"Open the Door!"
"Open the Door!"
"Open the Door!"
To which he shook his head violently, too scared of what might issue forth from the smoking microwave. I ran around the island and threw open the door, causing the smoke alarms to go off, and he and I fled the kitchen with thick gray smoke in pursuit.
Later, after the kitchen had cleared, I went back and looked at the offending roll. Strangely, after being microwaved for nearly three minutes - a rather long time for a small roll - it looked pretty normal on the outside, with only one narrow gray streak (the photos below are my re-creation of this memorable event). However when I cut it open in the name of kitchen science, I found a solid black mass that looked exactly like Hawaiian lava, covered in a thin coating of a bread-like substance. My son did not microwave rolls again.
Most restaurants do not have microwaves. Those that do, refer to the microwave as "Chef Mike". It is not a complimentary term.
Microwaving cooks unevenly. Have you ever noticed that a plate of leftovers is much warmer on the outside of the plate than at the center? By the time the inside is cooked, the outside is tough and dry.
Microwaving gives the meet a strange, stale flavor and a rubbery texture. If you taste-test leftovers re-heated on the stove vs. in the microwave, you will usually notice a big difference.
Finally, microwaving will never brown meat, because of course it only cooks the water in the food.
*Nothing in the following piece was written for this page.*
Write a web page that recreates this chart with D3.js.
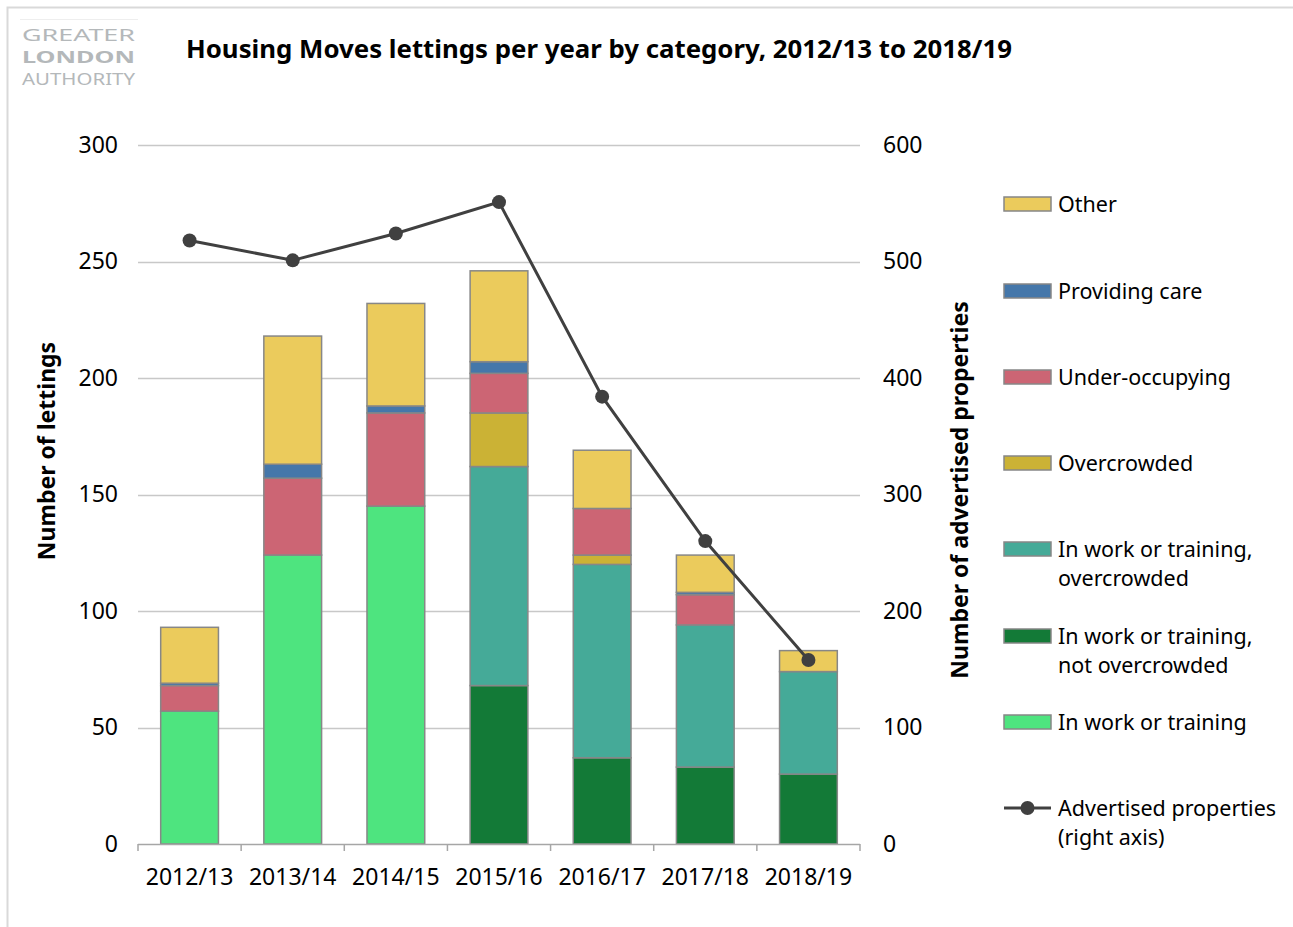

You can steam food all day in a microwave, but create the lovely crust which gives meat extra savory flavor? Not going to happen.
There are a few exceptions to the "don't microwave meat" rule however.
Microwaving meaty soups, stews and other dishes with a LOT of liquid is generally OK. Watch out for such foods with pasta though; the pasta - like bread - can become quite tough.
If you want to reheat leftovers and don't have time to cover and bake them, arrange the food on a plate:
1. If heating meat and a starch, put the meat in the middle of your plate or bowl and cover it with the starch. Cover the whole thing with another plate and microwave until the underside of the bottom plate is warm or hot.
2. If heating only meat, put the thickest part of the meat to the outside of the dish; imagine four chicken drumsticks with the bones in the middle and the meaty parts to the outside. Cook on 50% power until done, rotating or flipping meat at least once.
Let me be clear here - there are many ways to cook, and microwaving meat might work really well for you. If it works, keep doing it! And if you do have a truly delicious recipe that includes meat prepared in the microwave, please comment and share; I'm happy to be proven wrong in the name of food that tastes great. But if you've been thinking there might be better ways to cook meat, perhaps it's time to try them.
Finally, if you've read this far, I want to share a recipe I've rescued from the microwave: buffalo chicken dip. For this absolutely tasty and heinously unhealthy recipe, click here. Your friends and family will thank you - as soon as their food coma lifts.
And please, please, please....don't microwave fish or seafood...unless exacting revenge on some ill-behaving officemates. And if you do so, don't eat it. Just leave it in the microwave, unclaimed, until the parties involved have been sufficiently disgusted by the smell. Then sneak quietly away.